Transcribe the whole listing without a single picture.
━━━━━ Supplied material
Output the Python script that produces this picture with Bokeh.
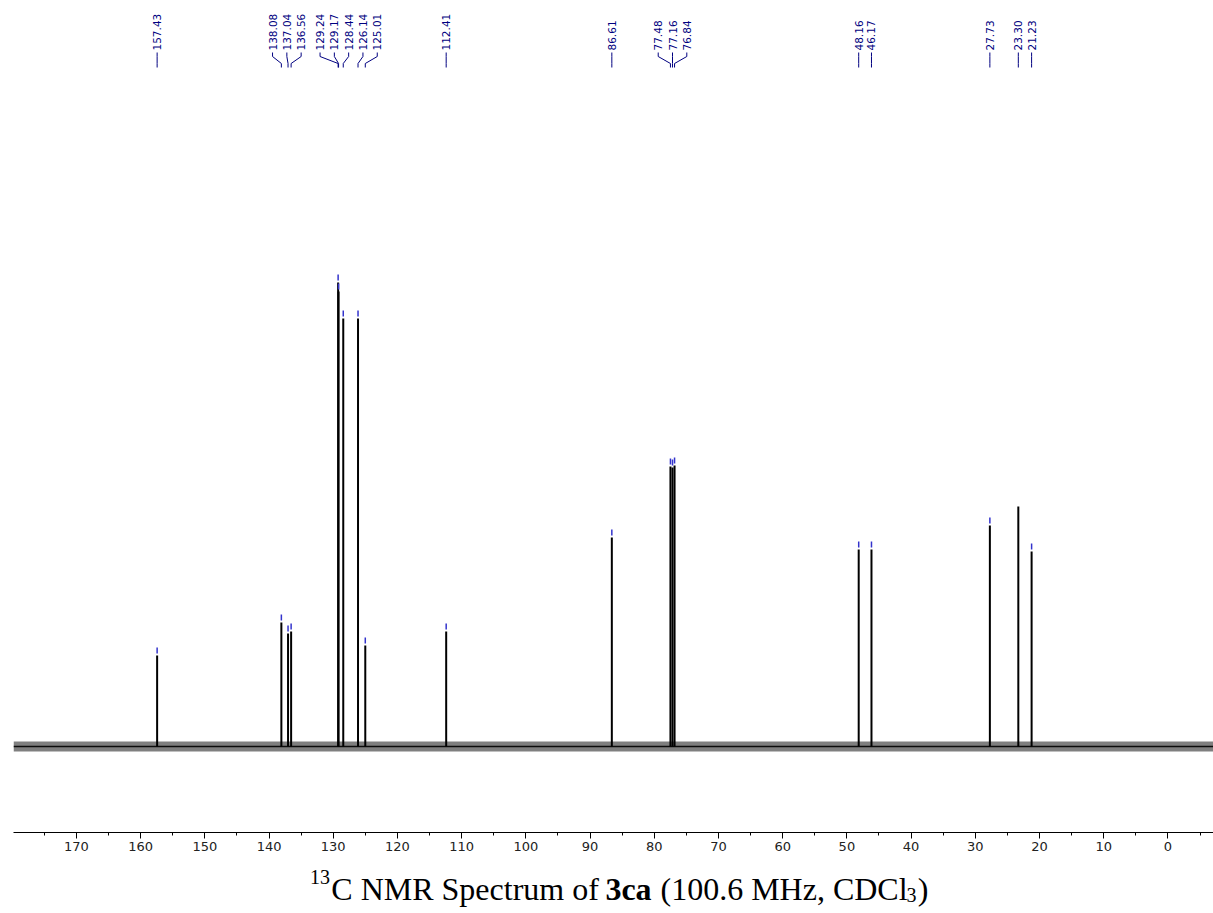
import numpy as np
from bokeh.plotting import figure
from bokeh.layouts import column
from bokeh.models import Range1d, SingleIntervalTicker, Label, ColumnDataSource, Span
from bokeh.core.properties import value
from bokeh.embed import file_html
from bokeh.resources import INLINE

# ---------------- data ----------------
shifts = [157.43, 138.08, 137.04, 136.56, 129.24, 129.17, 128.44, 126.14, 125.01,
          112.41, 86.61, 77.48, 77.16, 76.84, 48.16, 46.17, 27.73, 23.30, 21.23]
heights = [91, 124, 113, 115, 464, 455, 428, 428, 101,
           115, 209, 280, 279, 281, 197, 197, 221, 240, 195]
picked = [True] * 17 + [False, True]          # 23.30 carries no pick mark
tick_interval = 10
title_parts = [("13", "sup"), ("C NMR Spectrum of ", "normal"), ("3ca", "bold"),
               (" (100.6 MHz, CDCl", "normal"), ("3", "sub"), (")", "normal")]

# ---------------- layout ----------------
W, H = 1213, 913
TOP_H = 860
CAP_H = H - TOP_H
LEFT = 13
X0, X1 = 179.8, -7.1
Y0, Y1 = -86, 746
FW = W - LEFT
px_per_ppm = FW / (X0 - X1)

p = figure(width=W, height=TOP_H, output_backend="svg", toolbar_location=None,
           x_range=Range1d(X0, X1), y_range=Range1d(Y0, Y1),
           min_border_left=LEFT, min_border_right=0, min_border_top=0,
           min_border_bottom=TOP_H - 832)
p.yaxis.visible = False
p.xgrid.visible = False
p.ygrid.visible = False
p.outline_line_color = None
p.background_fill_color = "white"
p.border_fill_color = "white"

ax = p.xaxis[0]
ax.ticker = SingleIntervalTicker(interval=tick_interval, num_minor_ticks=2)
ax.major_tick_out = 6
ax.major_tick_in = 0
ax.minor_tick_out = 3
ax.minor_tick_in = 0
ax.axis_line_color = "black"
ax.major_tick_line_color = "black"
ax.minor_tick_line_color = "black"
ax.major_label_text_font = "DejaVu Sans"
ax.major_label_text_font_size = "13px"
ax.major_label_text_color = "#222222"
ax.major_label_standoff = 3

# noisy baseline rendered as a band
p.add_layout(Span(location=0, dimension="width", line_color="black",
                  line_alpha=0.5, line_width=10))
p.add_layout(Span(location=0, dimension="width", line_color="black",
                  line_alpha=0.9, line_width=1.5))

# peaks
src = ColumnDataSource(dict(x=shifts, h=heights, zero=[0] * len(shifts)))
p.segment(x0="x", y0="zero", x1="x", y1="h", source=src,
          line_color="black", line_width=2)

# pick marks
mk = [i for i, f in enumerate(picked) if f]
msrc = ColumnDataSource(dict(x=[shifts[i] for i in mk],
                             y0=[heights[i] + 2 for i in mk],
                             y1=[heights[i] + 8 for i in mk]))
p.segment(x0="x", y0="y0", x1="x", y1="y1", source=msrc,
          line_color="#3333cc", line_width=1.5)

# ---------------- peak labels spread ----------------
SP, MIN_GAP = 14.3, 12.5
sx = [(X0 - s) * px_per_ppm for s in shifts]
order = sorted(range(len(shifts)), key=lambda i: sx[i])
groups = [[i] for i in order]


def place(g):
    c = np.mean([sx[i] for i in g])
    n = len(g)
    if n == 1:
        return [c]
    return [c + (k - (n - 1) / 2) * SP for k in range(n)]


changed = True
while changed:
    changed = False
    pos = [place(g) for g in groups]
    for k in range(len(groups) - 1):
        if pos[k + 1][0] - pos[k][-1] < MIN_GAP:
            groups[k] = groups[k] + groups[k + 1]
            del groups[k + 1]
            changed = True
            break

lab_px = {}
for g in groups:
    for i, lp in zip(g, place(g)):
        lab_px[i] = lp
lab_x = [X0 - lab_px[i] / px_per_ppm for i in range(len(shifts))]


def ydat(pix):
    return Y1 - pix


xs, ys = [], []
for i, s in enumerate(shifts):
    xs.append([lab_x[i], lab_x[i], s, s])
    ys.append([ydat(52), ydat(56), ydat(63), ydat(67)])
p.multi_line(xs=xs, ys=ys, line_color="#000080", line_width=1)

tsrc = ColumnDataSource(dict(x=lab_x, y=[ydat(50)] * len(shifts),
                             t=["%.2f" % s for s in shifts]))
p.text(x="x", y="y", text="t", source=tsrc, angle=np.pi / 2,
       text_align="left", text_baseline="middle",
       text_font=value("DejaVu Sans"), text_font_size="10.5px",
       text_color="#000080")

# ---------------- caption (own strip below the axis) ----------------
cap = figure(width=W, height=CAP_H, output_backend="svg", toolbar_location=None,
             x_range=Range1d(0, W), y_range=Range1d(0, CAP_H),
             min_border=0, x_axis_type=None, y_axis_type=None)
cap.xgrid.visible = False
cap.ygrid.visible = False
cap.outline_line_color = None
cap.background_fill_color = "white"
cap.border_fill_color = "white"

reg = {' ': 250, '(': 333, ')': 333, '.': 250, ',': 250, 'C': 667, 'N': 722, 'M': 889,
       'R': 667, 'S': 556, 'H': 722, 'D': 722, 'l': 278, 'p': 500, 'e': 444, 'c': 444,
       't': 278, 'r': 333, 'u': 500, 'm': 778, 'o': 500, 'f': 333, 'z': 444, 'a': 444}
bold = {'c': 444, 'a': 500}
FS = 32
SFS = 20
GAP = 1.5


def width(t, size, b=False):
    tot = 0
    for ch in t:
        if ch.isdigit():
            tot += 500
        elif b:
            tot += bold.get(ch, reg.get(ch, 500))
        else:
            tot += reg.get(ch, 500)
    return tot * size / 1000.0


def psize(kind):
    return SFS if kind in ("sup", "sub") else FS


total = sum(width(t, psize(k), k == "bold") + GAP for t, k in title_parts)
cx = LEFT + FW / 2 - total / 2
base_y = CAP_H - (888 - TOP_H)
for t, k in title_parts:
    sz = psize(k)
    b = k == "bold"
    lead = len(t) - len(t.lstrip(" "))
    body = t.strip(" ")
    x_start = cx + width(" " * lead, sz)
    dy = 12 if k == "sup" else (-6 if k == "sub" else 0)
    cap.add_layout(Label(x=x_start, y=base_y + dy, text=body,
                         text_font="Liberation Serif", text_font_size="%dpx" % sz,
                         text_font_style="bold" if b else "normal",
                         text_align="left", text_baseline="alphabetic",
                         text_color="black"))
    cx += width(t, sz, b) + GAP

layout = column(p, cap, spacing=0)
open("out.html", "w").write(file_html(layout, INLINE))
━━━━━━━━━━
[Task output]:
Output the Python script that produces this picture with Bokeh.
import numpy as np
from bokeh.plotting import figure
from bokeh.layouts import column
from bokeh.models import Range1d, SingleIntervalTicker, Label, ColumnDataSource, Span
from bokeh.core.properties import value
from bokeh.embed import file_html
from bokeh.resources import INLINE

# ---------------- data ----------------
shifts = [157.43, 138.08, 137.04, 136.56, 129.24, 129.17, 128.44, 126.14, 125.01,
          112.41, 86.61, 77.48, 77.16, 76.84, 48.16, 46.17, 27.73, 23.30, 21.23]
heights = [91, 124, 113, 115, 464, 455, 428, 428, 101,
           115, 209, 280, 279, 281, 197, 197, 221, 240, 195]
picked = [True] * 17 + [False, True]          # 23.30 carries no pick mark
tick_interval = 10
title_parts = [("13", "sup"), ("C NMR Spectrum of ", "normal"), ("3ca", "bold"),
               (" (100.6 MHz, CDCl", "normal"), ("3", "sub"), (")", "normal")]

# ---------------- layout ----------------
W, H = 1213, 913
TOP_H = 860
CAP_H = H - TOP_H
LEFT = 13
X0, X1 = 179.8, -7.1
Y0, Y1 = -86, 746
FW = W - LEFT
px_per_ppm = FW / (X0 - X1)

p = figure(width=W, height=TOP_H, output_backend="svg", toolbar_location=None,
           x_range=Range1d(X0, X1), y_range=Range1d(Y0, Y1),
           min_border_left=LEFT, min_border_right=0, min_border_top=0,
           min_border_bottom=TOP_H - 832)
p.yaxis.visible = False
p.xgrid.visible = False
p.ygrid.visible = False
p.outline_line_color = None
p.background_fill_color = "white"
p.border_fill_color = "white"

ax = p.xaxis[0]
ax.ticker = SingleIntervalTicker(interval=tick_interval, num_minor_ticks=2)
ax.major_tick_out = 6
ax.major_tick_in = 0
ax.minor_tick_out = 3
ax.minor_tick_in = 0
ax.axis_line_color = "black"
ax.major_tick_line_color = "black"
ax.minor_tick_line_color = "black"
ax.major_label_text_font = "DejaVu Sans"
ax.major_label_text_font_size = "13px"
ax.major_label_text_color = "#222222"
ax.major_label_standoff = 3

# noisy baseline rendered as a band
p.add_layout(Span(location=0, dimension="width", line_color="black",
                  line_alpha=0.5, line_width=10))
p.add_layout(Span(location=0, dimension="width", line_color="black",
                  line_alpha=0.9, line_width=1.5))

# peaks
src = ColumnDataSource(dict(x=shifts, h=heights, zero=[0] * len(shifts)))
p.segment(x0="x", y0="zero", x1="x", y1="h", source=src,
          line_color="black", line_width=2)

# pick marks
mk = [i for i, f in enumerate(picked) if f]
msrc = ColumnDataSource(dict(x=[shifts[i] for i in mk],
                             y0=[heights[i] + 2 for i in mk],
                             y1=[heights[i] + 8 for i in mk]))
p.segment(x0="x", y0="y0", x1="x", y1="y1", source=msrc,
          line_color="#3333cc", line_width=1.5)

# ---------------- peak labels spread ----------------
SP, MIN_GAP = 14.3, 12.5
sx = [(X0 - s) * px_per_ppm for s in shifts]
order = sorted(range(len(shifts)), key=lambda i: sx[i])
groups = [[i] for i in order]


def place(g):
    c = np.mean([sx[i] for i in g])
    n = len(g)
    if n == 1:
        return [c]
    return [c + (k - (n - 1) / 2) * SP for k in range(n)]


changed = True
while changed:
    changed = False
    pos = [place(g) for g in groups]
    for k in range(len(groups) - 1):
        if pos[k + 1][0] - pos[k][-1] < MIN_GAP:
            groups[k] = groups[k] + groups[k + 1]
            del groups[k + 1]
            changed = True
            break

lab_px = {}
for g in groups:
    for i, lp in zip(g, place(g)):
        lab_px[i] = lp
lab_x = [X0 - lab_px[i] / px_per_ppm for i in range(len(shifts))]


def ydat(pix):
    return Y1 - pix


xs, ys = [], []
for i, s in enumerate(shifts):
    xs.append([lab_x[i], lab_x[i], s, s])
    ys.append([ydat(52), ydat(56), ydat(63), ydat(67)])
p.multi_line(xs=xs, ys=ys, line_color="#000080", line_width=1)

tsrc = ColumnDataSource(dict(x=lab_x, y=[ydat(50)] * len(shifts),
                             t=["%.2f" % s for s in shifts]))
p.text(x="x", y="y", text="t", source=tsrc, angle=np.pi / 2,
       text_align="left", text_baseline="middle",
       text_font=value("DejaVu Sans"), text_font_size="10.5px",
       text_color="#000080")

# ---------------- caption (own strip below the axis) ----------------
cap = figure(width=W, height=CAP_H, output_backend="svg", toolbar_location=None,
             x_range=Range1d(0, W), y_range=Range1d(0, CAP_H),
             min_border=0, x_axis_type=None, y_axis_type=None)
cap.xgrid.visible = False
cap.ygrid.visible = False
cap.outline_line_color = None
cap.background_fill_color = "white"
cap.border_fill_color = "white"

reg = {' ': 250, '(': 333, ')': 333, '.': 250, ',': 250, 'C': 667, 'N': 722, 'M': 889,
       'R': 667, 'S': 556, 'H': 722, 'D': 722, 'l': 278, 'p': 500, 'e': 444, 'c': 444,
       't': 278, 'r': 333, 'u': 500, 'm': 778, 'o': 500, 'f': 333, 'z': 444, 'a': 444}
bold = {'c': 444, 'a': 500}
FS = 32
SFS = 20
GAP = 1.5


def width(t, size, b=False):
    tot = 0
    for ch in t:
        if ch.isdigit():
            tot += 500
        elif b:
            tot += bold.get(ch, reg.get(ch, 500))
        else:
            tot += reg.get(ch, 500)
    return tot * size / 1000.0


def psize(kind):
    return SFS if kind in ("sup", "sub") else FS


total = sum(width(t, psize(k), k == "bold") + GAP for t, k in title_parts)
cx = LEFT + FW / 2 - total / 2
base_y = CAP_H - (888 - TOP_H)
for t, k in title_parts:
    sz = psize(k)
    b = k == "bold"
    lead = len(t) - len(t.lstrip(" "))
    body = t.strip(" ")
    x_start = cx + width(" " * lead, sz)
    dy = 12 if k == "sup" else (-6 if k == "sub" else 0)
    cap.add_layout(Label(x=x_start, y=base_y + dy, text=body,
                         text_font="Liberation Serif", text_font_size="%dpx" % sz,
                         text_font_style="bold" if b else "normal",
                         text_align="left", text_baseline="alphabetic",
                         text_color="black"))
    cx += width(t, sz, b) + GAP

layout = column(p, cap, spacing=0)
open("out.html", "w").write(file_html(layout, INLINE))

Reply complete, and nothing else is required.